Come si legge sul sito web VP “… è la più grande organizzazione di produttori vitivinicoli d’Italia, riconosciuta dalla Unione europea. Riunisce 41 cantine cooperative ed oltre 500 aziende vitivinicole singole, per un totale di circa 8 mila aziende vitivinicole. La produzione delle aziende associate è di 950 mila ettolitri in media all’anno, che rappresentano più del 30% della produzione regionale di vino». Insomma una eno-realtà di tutto rispetto, che fa della rappresentatività della filiera agricola del vino il suo punto di forza e che non è nuova a progetti editoriali e di comunicazione. Infatti compartecipa Mille Vigne, organo di informazione indirizzato ai viticoltori e agli imprenditori del settore vitivinicolo, e Wine Pass, complessa struttura di comunicazione che comprende una rivista e vari canali web.
Ed è certo un segnale di crescita importante il fatto che una realtà così legata al fronte agricolo della filiera vitivinicola stia investendo in un settore così difficile, competitivo e in veloce evoluzione come quello della comunicazione, dentro e fuori la Rete.
Infine il caso che coinvolge l’agronomo Maurizio Gily, anche direttore responsabile del periodico Mille Vigne. La querelle che lo contrappone ad uno dei giornalisti del settimanale L’Espresso che avevano firmato l’inchiesta “Velenitaly”, pubblicata proprio il giorno dell’apertura del Vinitaly di 5 anni fa, è raccontata nell’intervista di Slow Wine allo stesso Gily. La potete leggere a questo link, e anche sul sito di Mille Vigne qui, insieme a tante prese di posizione pro Gily e, naturalmente, a favore della libertà di espressione e di critica sul web, soprattutto.
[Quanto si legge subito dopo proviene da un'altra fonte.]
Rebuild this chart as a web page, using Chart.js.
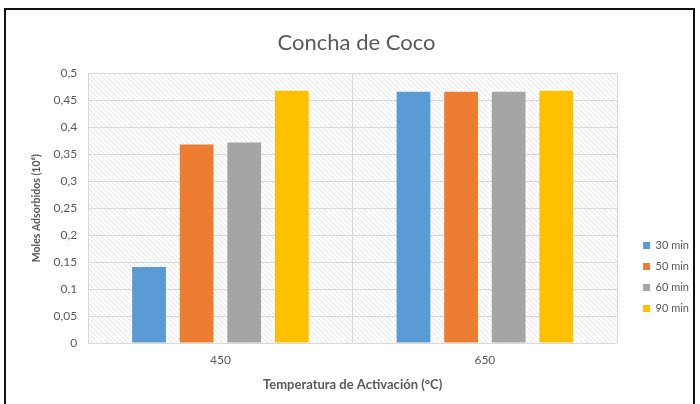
<!DOCTYPE html>
<html>
<head>
<meta charset="utf-8">
<script src="https://cdn.jsdelivr.net/npm/chart.js@4.4.1/dist/chart.umd.min.js"></script>
<style>
  html, body { margin: 0; padding: 0; background: #fff; }
  #wrap { position: relative; width: 700px; height: 404px; }
</style>
</head>
<body>
<div id="wrap"><canvas id="chartConcha" width="700" height="404"></canvas></div>
<script>
// data
var temperaturas = ["450", "650"];
var tiempos = ["30 min", "50 min", "60 min", "90 min"];
var moles30 = [0.141, 0.466];
var moles50 = [0.368, 0.466];
var moles60 = [0.372, 0.466];
var moles90 = [0.468, 0.468];
var colores = ["#5B9BD5", "#ED7D31", "#A5A5A5", "#FFC000"];

var gris = "#595959";
var fuente = "Lato, 'Open Sans', sans-serif";

// light diagonal hatch like the Excel plot area
function hatchPattern(ctx) {
    var c = document.createElement("canvas");
    c.width = 5; c.height = 5;
    var p = c.getContext("2d");
    p.fillStyle = "#ffffff";
    p.fillRect(0, 0, 5, 5);
    p.strokeStyle = "#e6e6e6";
    p.lineWidth = 1;
    p.beginPath();
    p.moveTo(0, 0); p.lineTo(5, 5);
    p.moveTo(-1, 4); p.lineTo(1, 6);
    p.moveTo(4, -1); p.lineTo(6, 1);
    p.stroke();
    return ctx.createPattern(c, "repeat");
}

var fondoPlugin = {
    id: "fondo",
    afterLayout: function (chart) {
        // legend sits lower and a bit away from the plot, like the original
        var lg = chart.legend;
        lg.left += 16; lg.right += 16;
        lg.top += 75; lg.bottom += 75;
    },
    beforeDraw: function (chart) {
        var ctx = chart.ctx, a = chart.chartArea;
        ctx.save();
        ctx.fillStyle = "#ffffff";
        ctx.fillRect(0, 0, chart.width, chart.height);
        ctx.strokeStyle = "#111111";
        ctx.lineWidth = 2;
        ctx.strokeRect(5, 9, 689, 410);
        ctx.fillStyle = hatchPattern(ctx);
        ctx.fillRect(a.left, a.top, a.right - a.left, a.bottom - a.top);
        ctx.restore();
    }
};

var series = [moles30, moles50, moles60, moles90];
var datasets = tiempos.map(function (t, i) {
    return {
        label: t,
        data: series[i],
        backgroundColor: colores[i],
        borderWidth: 0,
        categoryPercentage: 0.72,
        barPercentage: 0.71
    };
});

var ctx = document.getElementById("chartConcha").getContext("2d");
var chart = new Chart(ctx, {
    type: "bar",
    data: { labels: temperaturas, datasets: datasets },
    plugins: [fondoPlugin],
    options: {
        responsive: false,
        animation: false,
        layout: { padding: { left: 30, right: 17, top: 11, bottom: 11 } },
        plugins: {
            title: {
                display: true,
                text: "Concha de Coco",
                color: gris,
                font: { family: fuente, size: 22, weight: "normal" },
                padding: { top: 19, bottom: 17 }
            },
            legend: {
                position: "right",
                labels: {
                    color: gris,
                    font: { family: fuente, size: 11 },
                    boxWidth: 7,
                    boxHeight: 7,
                    padding: 10
                }
            },
            tooltip: { enabled: false }
        },
        scales: {
            x: {
                grid: { offset: true, color: "#d9d9d9", drawTicks: false },
                border: { display: false },
                ticks: { color: gris, font: { family: fuente, size: 12 }, padding: 10 },
                title: {
                    display: true,
                    text: "Temperatura de Activación (°C)",
                    color: gris,
                    font: { family: fuente, size: 13, weight: "bold" },
                    padding: { top: 0, bottom: 0 }
                }
            },
            y: {
                min: 0,
                max: 0.5,
                grid: { color: "#d9d9d9", drawTicks: false },
                border: { display: false },
                ticks: {
                    stepSize: 0.05,
                    color: gris,
                    font: { family: fuente, size: 12 },
                    padding: 11,
                    callback: function (v) {
                        return String(Math.round(v * 100) / 100).replace(".", ",");
                    }
                },
                title: {
                    display: true,
                    text: "Moles Adsorbidos (10⁶)",
                    color: gris,
                    font: { family: fuente, size: 10.5, weight: "bold" },
                    padding: { top: 0, bottom: 0 }
                }
            }
        }
    }
});
</script>
</body>
</html>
Segnaliamo anche che, per finanziare il ricorso alla sentenza che lo condanna, è stata aperta una sottoscrizione. Per chi vuole aderire questo il link. Una considerazione finale: è, a nostro avviso, davvero un segno di decadimento civile il fatto che un giornalista invece di difendersi con la penna dalle critiche, quando anche fossero aspre, si rivolga ad un giudice.